Patrick Jouy est arrivé dans le Lot-et-Garonne en 1986, avec sa famille. « À l’époque, j’étais ouvrier agricole en Seine-et-Marne, explique ce fils de céréalier de l’Yonne. Je voulais m’installer, mais tout était trop cher dans ma région. J’ai fini par trouver ici une petite exploitation à la hauteur de mes moyens : 4 hectares cultivables. Les anciens propriétaires produisaient des fraises et des haricots verts. » Patrick démarre avec 3 hectares de légumes de plein champ et 1 hectare de fraises sous tunnel nantais. Chaque année, il supprime la culture qui rapporte le moins.

Dix ans plus tard, il ne cultive plus que de la fraise et entreprend de gagner en performance. Il la développe sous abris froids, puis chauffés, et allonge sa période de production. « J’ai toujours cherché à réduire la pénibilité du travail et à optimiser le recours à la main-d’œuvre, car celle-ci est difficile à trouver, explique-t-il. Dans les années quatre-vingt-dix, j’ai voulu développer la culture sous des grands tunnels en plastique, pour gagner en précocité. Je me suis heurté à l’absence de matériel adapté pour rentrer dans les serres. Il fallait tout faire à la main. On revenait quinze ans en arrière dans l’organisation des tâches ! Alors, nous avons testé de nouveaux prototypes : des serres plus hautes et à pied droit, afin d’y pénétrer en tracteur. »

Carence de saisonniers

À la fin des années quatre-vingt-dix, Patrick rencontre beaucoup de difficultés. « Je ne trouvais plus de saisonniers, poursuit-il.
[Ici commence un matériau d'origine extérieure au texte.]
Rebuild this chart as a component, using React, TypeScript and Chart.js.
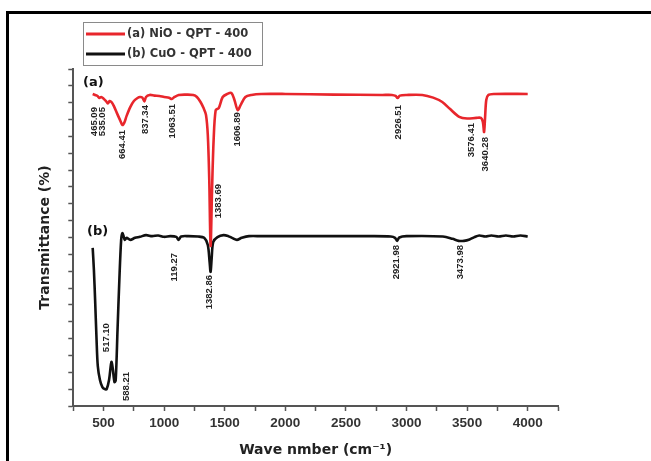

Si j’ai continué, c’est grâce à un arrêté préfectoral nous autorisant, fin 2001, à embaucher des travailleurs polonais. » C’est pour résoudre ce problème de personnel que l’agriculteur s’initie à la culture hors sol. « Outre d’apporter les avantages qualitatifs et le gain de précocité, elle nous a affranchis des contraintes de préparation du sol, explique Patrick. Et l’évolution vers les systèmes en jardins suspendus a beaucoup amélioré les conditions de travail. »

En 2010, l’ère de la production sur butte était bel et bien révolue. Le hors-sol a aussi permis de lancer une production de concombres et de courgettes en été, une fois la saison de la fraise terminée.

En 2013 et 2014, deux de ses enfants s’installent, accompagnés de leurs conjoints. Les rôles de chacun sont bien définis dans les cinq EARL constituées : sa fille, Marie-Clarisse, fait office de directrice des ressources humaines et gère les volumes de fraises pour la vente, son fils, François-Joseph, assure la maintenance de toutes les installations, sa belle-fille, Bogumila, met en œuvre le contrôle qualité et son gendre, Piotr, a pris en charge toute la logistique.

« Chaque EARL a ses clients, avec ses prix et ses volumes à honorer, précise Patrick. Tous les jours, ma fille jongle entre les prévisions de récolte et les besoins de chaque société. » Le suivi des cultures est sous la responsabilité d’un salarié chef de culture et des saisonniers avec leurs chefs d’équipe.

Au fil des années, l’exploitation s’est enrichie de surface supplémentaire, pour atteindre 8 hectares de serre et jusqu’à cent saisonniers équivalents temps plein en mars-avril. Grâce aux itinéraires techniques développés sous les serres en verre, abris chauffés et abris froids, la structure est capable de produire de la fraise de façon continue de fin février à mi-juillet. C’est un argument de poids pour la vente.

Vendre au bon prix

S’ils le pouvaient, les propriétaires s’agrandiraient encore pour répondre à la demande des clients. « Nos fruits se retrouvent en grande partie sur les étals des magasins Grand Frais, précise Patrick. La variété ciflorette est très appréciée. Nous commercialisons un quart de nos fraises en direct à la grande distribution, à 8 €/kg en moyenne, mais il nous arrive d’atteindre 11 €/kg. Cela compense les ventes aux coopératives, qui nous règlent à des prix inférieurs à 6 €/kg, soit en dessous de nos coûts de production. Nous sommes également dans la démarche label rouge. Nous avons des exigences de cueillette et de sélection drastiques pour fournir au client un produit de qualité constante. »

Ce tri sévère génère le déclassement d’une trentaine de tonnes de fruits par an, que la famille Jouy s’apprête à valoriser en jus de fraises. « Nous affinons notre procédé de fabrication, car nous avons peut-être un nouveau marché à développer », conclut le patriarche qui, à soixante-cinq ans, a fait valoir ses droits à la retraite.